The look of a wide-body Evo, NSX or 240 has a "shock-and-awe" effect on the soul as it sizzles the retinas. But beyond the fat fenders and low-slung spoilers lies a science teacher's nightmare. The building blocks of today's body kits are full of chemistry-laden formulas. But it boils down to three basic materials:
Fiber-Reinforced Polymer (FRP)
FRP is a composite that is a combination of a polymer matrix and a reinforcing material like fiberglass strands. The type of polymer used can determine the flexibility of the end product. Popular polymer resins include polyester, isopolyester and vinylester.
Polyurethane
In the realm of body kits, polyurethane is produced from ethyl carbamate, a chain of organic compounds and fillers to form a rigid elastomer. Polyurethane and urethane are vastly different materials so don't confuse them. Polyurethane is injection molded into its final form and is characterized by its highly flexible personality. This can be a challenge to paint, requiring special flex agents in the paint. Repairs are also very tricky but the piece can absorb low-shock impacts and retain its shape.
Carbon-Fiber
There are different types of carbon-fiber. The most commonly used in body tuning components is carbon-fiber reinforced polymer (CFRP), also known as wet carbon, which is made in the same manner as FRP but instead of using fiberglass strands as the reinforcement entity, carbon-fiber strands are weaved into a fabric that serves as reinforcement. The weaved carbon-fiber material gives carbon-fiber parts their checkered look and added strength. In most cases, CFRP materials have a laminate structure, providing reinforcing in two perpendicular directions. The polymer combined to the carbon-fiber weave is usually epoxy but polyester, vinylester and nylon can also be used.

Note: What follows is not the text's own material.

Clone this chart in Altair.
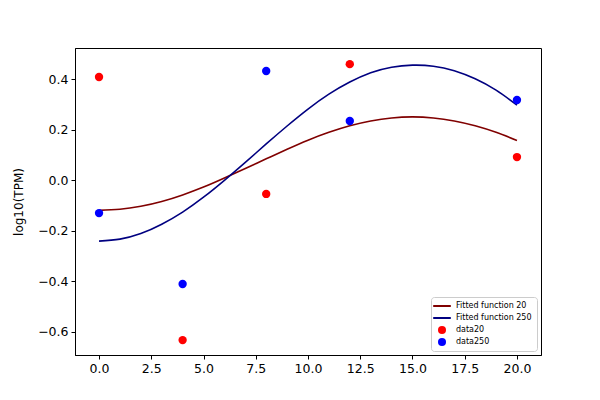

On a near-molecular level carbon-fiber consists of extremely thin strong fibers (.005mm to .010 mm). It's an engineer's dream come true - a material that's lighter than aluminum but also pound-for-pound stronger than steel. This makes it ideal for the construction of things like surfboards, 65% of Lexus' new LF-A and even aircraft like the Boeing 787 Dreamliner. In reality, carbon-fiber is a bit over-engineered for the limited stress seen in body kits.
The big advantages of carbon-fiber include its lightweight, high strength-to-weight ratio, high fatigue strength and how it can be formed into almost any shape. On the minus side of the ledger we find its high cost.
Some of the other buzz words to decipher before deciding on a body kit have to do with how the parts in question are formed:
Compression Mold
To make an item like a fender, the carbon-fiber weave cloth can be draped or layered into a mold of the fender. Called the compression mold process, the back-side of the mold is secured in place then epoxy is poured into the mold. The piece is cured by heat or ambient air. This is a quick process that is used for high-volume parts but it can be difficult to control the amount of resin used. This method can sometimes lead to horribly fitting parts.
Vacuum Mold
Used for low-volume parts, vacuum-molded pieces can be manufactured by wet lay-up that introduces the two-part resin already mixed or via induction that has the fabric weave placed in the mold and the resin pulled into the piece via suction. The vacuum process allows for a near-perfect image of the mold.